Mas cada país tem o seu próprio contexto e, em França, a Frente Nacional está muito enraizada. A prova disso foi a votação da primeira volta. Os operários e os trabalhadores manuais votaram Le Pen, ou seja, as pessoas que têm menos poder económico. Por seu lado, Macron atraiu o eleitorado mais rico e que mostra confiança em relação ao futuro. Nunca a França ficou tão dividida. Macron, o candidato das grandes cidades. Marine, a candidata das aldeias e do campo. A região de França onde o desemprego é mais baixo, toda a zona Oeste, votou Macron, enquanto o Sul-Este e o Norte, votaram Le Pen. A França perdeu a sua união, e não é por acaso que muitos franceses vêm viver para Portugal! Não é só por causa dos impostos. Tem que ver com o clima social e com a relativa tranquilidade que se vive aqui. Coitada da minha França. Preocupa-me que o país onde nasci tenha perdido valores como o respeito pelo outro, o chamado vivre ensemble. Voltamos ao século passado em que um empresário já não entende um operário nem o contrário. Em que a religião tem tanto peso numa eleição.

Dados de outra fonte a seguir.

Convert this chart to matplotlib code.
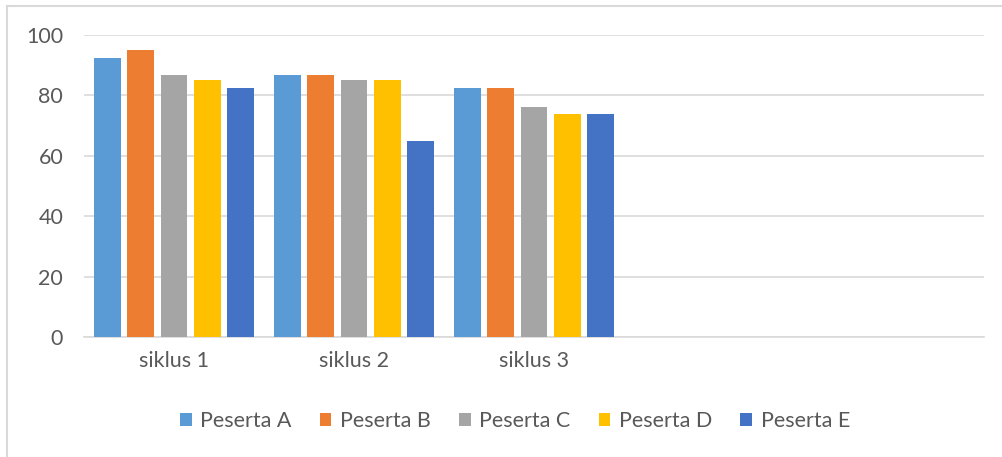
import matplotlib.pyplot as plt
from matplotlib.patches import Patch
from matplotlib.lines import Line2D
import numpy as np

plt.rcParams['font.family'] = ['Lato', 'DejaVu Sans']

categories = ['siklus 1', 'siklus 2', 'siklus 3', '', '']
series = ['Peserta A', 'Peserta B', 'Peserta C', 'Peserta D', 'Peserta E']
values = {
    'Peserta A': [92.5, 86.7, 82.3],
    'Peserta B': [95.0, 86.7, 82.3],
    'Peserta C': [86.7, 85.0, 76.0],
    'Peserta D': [85.0, 85.0, 73.7],
    'Peserta E': [82.3, 65.0, 73.7],
}
colors = ['#5B9BD5', '#ED7D31', '#A5A5A5', '#FFC000', '#4472C4']
yticks = [0, 20, 40, 60, 80, 100]

def main():
    fig = plt.figure(figsize=(10.03, 4.57), dpi=100)
    ax = fig.add_axes([84 / 1003, 1 - 337 / 457, 900 / 1003, 302 / 457])

    x = np.arange(len(categories))
    width = 26.7 / 180
    pitch = 33.3 / 180
    for i, name in enumerate(series):
        vals = values[name]
        ax.bar(x[:len(vals)] + (i - 2) * pitch, vals, width=width,
               color=colors[i], zorder=3, linewidth=0)

    ax.set_xlim(-0.5, len(categories) - 0.5)
    ax.set_ylim(0, 100)
    ax.set_yticks(yticks)
    ax.set_xticks(x)
    ax.set_xticklabels(categories)
    ax.grid(axis='y', color='#D9D9D9', linewidth=1.2, zorder=0)
    for s in ['top', 'right', 'left']:
        ax.spines[s].set_visible(False)
    ax.spines['bottom'].set_color('#D9D9D9')
    ax.spines['bottom'].set_linewidth(1.2)
    ax.tick_params(axis='both', length=0, labelsize=15.5, labelcolor='#595959')
    ax.tick_params(axis='x', pad=10)
    ax.tick_params(axis='y', pad=15)

    handles = [Patch(facecolor=c, edgecolor='none') for c in colors]
    fig.legend(handles, series, loc='center', ncol=5,
               bbox_to_anchor=(515 / 1003, 1 - 421 / 457), frameon=False,
               fontsize=15.5, handlelength=0.55, handleheight=0.55,
               handletextpad=0.4, columnspacing=1.3,
               labelcolor='#595959')

    # chart border (top and left edges visible)
    fig.add_artist(Line2D([7 / 1003, 1], [1 - 5.7 / 457, 1 - 5.7 / 457],
                          color='#D9D9D9', linewidth=1.5, transform=fig.transFigure))
    fig.add_artist(Line2D([7 / 1003, 7 / 1003], [0, 1 - 5.7 / 457],
                          color='#D9D9D9', linewidth=1.5, transform=fig.transFigure))

    fig.savefig('out.png', dpi=100)

if __name__ == "__main__":
    main()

Este clima de tensão social beneficia claramente a candidata da Frente Nacional.

Em princípio, no domingo, e como aqui escrevi há dois meses, Marine le Pen irá perder as eleições. No entanto, ainda tem um grande trunfo: o debate de quarta-feira. O talento de oradora de Marine le Pen poderá fazer a diferença. Além disso, ela não tem nada a perder, porque lá no fundo sabe que, em princípio, a eleição está perdida. No domingo, Marine le Pen poderá ter entre 40 a 45 por cento dos votos, o que seria um resultado extraordinário. Escrevi há dois meses atrás no DN, que Marine le Pen não ia ganhar em 2017 porque os franceses ainda não estão preparados para a extrema-direita no poder. Mas uma coisa é certa: se a elite francesa, os partidos tradicionais e Macron continuarem a olhar de lado para o povo, preparem-se para uma vitória de Le Pen em 2022... e não será uma surpresa.